Is Valentine’s Day really something to celebrate? The question never really used to crop up in my life because of a bizarre and prolonged curse that resulted in me always being single in February.
There were many years in which February neatly lined up with a break between relationships, and for all that time my reaction to Valentine’s Day was the standard single person reaction: eye-rolling, mock-charging cynicism at those in relationships.
For me, Valentine’s Day was an exercise in defiance against the world – filled with drunken hedonism, all-night parties and having fun with my single friends. We would expound on the shortcomings of being tied down and the uselessness of men.
Then the curse broke and I raced towards my first non-single Valentine’s Day with slight excitement that I could participate in the love-fest but completely unprepared for how seriously some people take it. I woke up to a treasure hunt through the flat with presents and reasons why I was loved along the way. It made me feel incredibly valued, but also guilty: my little box of chocolates looked a little sheepish.
As with all traditional events, you never know how other people feel about them until you’ve been through the first awkward one together. Some will love them; some don’t see the point and one of you will always make more effort than the other. It applies to Christmas, it applies to birthdays. In fact Valentine’s Day is a little like marriage in that regard. Some people really don’t believe in it, but they have to weigh up whether it is worth sticking to their principles and refusing to partake in it if that will just be interpreted as a lack of love by a partner who buys into the system.
“Anything that is mass produced cannot be a fair or worthy way to celebrate or commemorate true love between people.”
Part of me (If I’m honest, the overwhelming majority of me) thinks that Valentine’s Day is a vacuous, commercial and tacky event. It is driven by crass economics, not cupid. Restaurants can sell more if they theme accordingly, chocolate manufacturers and trinket vendors will be handsomely rewarded for taking the thought and the effort out of “making someone feel special.” We’ll all throw money at them in gratitude because we’re too lazy to invent all the symbolism from scratch.
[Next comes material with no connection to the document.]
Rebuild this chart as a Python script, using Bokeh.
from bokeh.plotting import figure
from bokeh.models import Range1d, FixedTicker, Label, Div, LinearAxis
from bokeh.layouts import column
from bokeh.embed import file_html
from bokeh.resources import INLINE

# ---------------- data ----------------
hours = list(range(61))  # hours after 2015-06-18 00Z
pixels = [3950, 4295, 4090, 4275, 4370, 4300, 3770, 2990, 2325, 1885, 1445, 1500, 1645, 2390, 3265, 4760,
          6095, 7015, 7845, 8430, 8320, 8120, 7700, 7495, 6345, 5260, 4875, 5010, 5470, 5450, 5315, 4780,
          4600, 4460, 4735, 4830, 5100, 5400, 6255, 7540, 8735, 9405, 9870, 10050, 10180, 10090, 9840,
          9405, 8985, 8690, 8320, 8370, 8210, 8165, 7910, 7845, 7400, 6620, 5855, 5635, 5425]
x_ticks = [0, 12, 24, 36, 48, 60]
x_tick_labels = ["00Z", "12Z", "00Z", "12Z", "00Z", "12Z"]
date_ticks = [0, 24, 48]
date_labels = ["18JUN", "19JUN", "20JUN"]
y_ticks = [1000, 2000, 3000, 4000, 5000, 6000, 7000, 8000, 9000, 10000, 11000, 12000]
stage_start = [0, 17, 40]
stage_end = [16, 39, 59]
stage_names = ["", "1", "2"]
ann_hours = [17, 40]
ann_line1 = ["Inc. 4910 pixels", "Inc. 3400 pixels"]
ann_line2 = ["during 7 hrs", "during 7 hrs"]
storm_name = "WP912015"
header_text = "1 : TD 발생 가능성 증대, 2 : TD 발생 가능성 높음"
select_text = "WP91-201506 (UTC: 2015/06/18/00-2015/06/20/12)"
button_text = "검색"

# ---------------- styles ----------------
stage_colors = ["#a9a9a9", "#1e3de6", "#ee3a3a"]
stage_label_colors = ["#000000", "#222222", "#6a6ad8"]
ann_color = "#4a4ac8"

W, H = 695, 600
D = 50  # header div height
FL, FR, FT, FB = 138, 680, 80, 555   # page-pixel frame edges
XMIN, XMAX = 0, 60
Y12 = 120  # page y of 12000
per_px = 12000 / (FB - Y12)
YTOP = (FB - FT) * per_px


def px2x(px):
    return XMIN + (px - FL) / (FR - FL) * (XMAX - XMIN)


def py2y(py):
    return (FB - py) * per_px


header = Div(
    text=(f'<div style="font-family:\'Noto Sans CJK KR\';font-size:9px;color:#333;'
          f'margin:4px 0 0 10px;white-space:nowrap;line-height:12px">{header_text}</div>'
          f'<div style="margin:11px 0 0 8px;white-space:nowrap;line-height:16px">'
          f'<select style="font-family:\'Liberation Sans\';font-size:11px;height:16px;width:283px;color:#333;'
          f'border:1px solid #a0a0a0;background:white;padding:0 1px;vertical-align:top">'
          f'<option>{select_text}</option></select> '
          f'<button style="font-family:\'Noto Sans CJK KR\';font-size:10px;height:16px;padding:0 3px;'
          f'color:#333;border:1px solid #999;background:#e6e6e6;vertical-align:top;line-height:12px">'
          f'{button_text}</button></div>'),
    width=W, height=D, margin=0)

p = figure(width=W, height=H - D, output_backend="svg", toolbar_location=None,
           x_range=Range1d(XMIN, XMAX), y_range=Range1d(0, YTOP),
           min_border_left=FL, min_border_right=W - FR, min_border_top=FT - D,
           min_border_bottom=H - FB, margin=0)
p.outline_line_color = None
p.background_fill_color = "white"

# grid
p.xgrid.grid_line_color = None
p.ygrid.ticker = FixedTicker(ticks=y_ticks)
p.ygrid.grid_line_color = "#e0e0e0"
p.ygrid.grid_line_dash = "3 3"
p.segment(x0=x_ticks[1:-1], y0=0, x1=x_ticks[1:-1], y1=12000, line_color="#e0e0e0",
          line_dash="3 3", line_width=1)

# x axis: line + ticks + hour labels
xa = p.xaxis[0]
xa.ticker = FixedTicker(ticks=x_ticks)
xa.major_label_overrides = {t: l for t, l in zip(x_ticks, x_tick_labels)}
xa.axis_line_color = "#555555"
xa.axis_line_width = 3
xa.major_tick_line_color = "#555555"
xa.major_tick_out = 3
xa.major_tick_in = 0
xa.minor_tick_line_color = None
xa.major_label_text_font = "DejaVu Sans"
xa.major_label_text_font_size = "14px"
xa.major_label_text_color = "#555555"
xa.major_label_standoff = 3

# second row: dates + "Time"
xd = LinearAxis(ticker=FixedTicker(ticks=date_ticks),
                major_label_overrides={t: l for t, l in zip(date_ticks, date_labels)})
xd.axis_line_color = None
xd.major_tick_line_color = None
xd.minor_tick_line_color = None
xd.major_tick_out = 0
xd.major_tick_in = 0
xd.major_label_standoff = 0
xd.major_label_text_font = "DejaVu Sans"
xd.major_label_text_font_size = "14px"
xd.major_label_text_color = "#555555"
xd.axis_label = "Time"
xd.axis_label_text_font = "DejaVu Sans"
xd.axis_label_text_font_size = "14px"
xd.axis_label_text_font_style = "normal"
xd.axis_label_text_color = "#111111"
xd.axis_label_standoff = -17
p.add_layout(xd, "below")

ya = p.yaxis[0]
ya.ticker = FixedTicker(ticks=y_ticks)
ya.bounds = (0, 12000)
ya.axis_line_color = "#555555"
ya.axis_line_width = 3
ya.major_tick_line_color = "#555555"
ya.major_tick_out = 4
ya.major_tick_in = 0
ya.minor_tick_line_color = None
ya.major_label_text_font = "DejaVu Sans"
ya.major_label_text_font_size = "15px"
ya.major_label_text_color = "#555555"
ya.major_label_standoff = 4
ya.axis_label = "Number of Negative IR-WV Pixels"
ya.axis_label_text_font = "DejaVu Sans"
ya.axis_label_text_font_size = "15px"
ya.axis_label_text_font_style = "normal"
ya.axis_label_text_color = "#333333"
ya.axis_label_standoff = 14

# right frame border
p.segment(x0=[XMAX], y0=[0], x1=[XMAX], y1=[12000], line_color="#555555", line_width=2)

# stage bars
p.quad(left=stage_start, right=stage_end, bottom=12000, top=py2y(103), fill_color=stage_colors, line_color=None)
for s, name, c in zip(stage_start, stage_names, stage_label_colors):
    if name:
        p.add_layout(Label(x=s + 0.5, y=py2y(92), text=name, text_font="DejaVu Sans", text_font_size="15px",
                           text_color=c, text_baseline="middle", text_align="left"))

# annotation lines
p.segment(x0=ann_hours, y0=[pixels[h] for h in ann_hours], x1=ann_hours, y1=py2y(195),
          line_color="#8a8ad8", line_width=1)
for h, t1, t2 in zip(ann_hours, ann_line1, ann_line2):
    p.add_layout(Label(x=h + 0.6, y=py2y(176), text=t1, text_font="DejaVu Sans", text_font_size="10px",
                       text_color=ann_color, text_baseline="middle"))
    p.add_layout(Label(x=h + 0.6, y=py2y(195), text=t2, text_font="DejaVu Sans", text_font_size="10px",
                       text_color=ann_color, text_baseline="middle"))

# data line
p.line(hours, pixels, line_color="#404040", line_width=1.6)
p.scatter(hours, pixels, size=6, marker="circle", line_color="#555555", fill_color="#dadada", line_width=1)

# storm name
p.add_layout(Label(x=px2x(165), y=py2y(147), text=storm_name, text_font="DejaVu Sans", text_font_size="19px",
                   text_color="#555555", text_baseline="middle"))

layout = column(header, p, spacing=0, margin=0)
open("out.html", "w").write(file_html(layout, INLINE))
The whole industry that has grown up around Valentine’s Day is all style and no substance. Without putting too hipster a point on it, anything that is mass-produced cannot be a fair or worthy way to celebrate or commemorate true love between people. Really loving someone means understanding their idiosyncrasies, their sense of humour, their tastes and preferences. It’s about specifics and particulars, not picking out a greeting card that has been given to countless other people around the country.
It should mean being able to know exactly what will make your partner feel loved and appreciated, and I have no doubt in my mind that that is not the same for everyone. For me it would certainly be more about how someone behaved than how much they spent on flowers. I almost feel like if you’re not going to go to all the effort of doing something really meaningful, then you shouldn’t bother with Valentine’s Day at all.
Why should the middle of February be a particularly good time for outpourings of love between two people anyway? They will have far more significant dates and milestones in the calendar of their relationship. An anniversary is surely a better time to celebrate your love?
But the gesture is well-intentioned. Perhaps too few of us remember to create our own personal, special days for each other because we’re too busy. It’s all well and good to lament how generic Valentine’s Day has become, but making an academic debate out of it probably misses the point. It really is just about the gesture.
While it’s impossible to love someone you don’t know very well, you can still like them a lot. February 14th could just fall too soon to know if you love someone, but there’s no harm in letting them know you think you might one day. After all, Valentine’s Day was initially conceived as a festival of courting. So perhaps it’s better suited to falling in love than actually being in love.
In serious relationships the gestures and the dates and the ways of demonstrating your love should relate to the specifics of your relationship and the characters in it. But until you get to that point, there’s no harm in a safe, heart-shaped chocolate to help you get your point across. And try not to take it personally if the size of his chocolate heart doesn’t quite match the size of yours.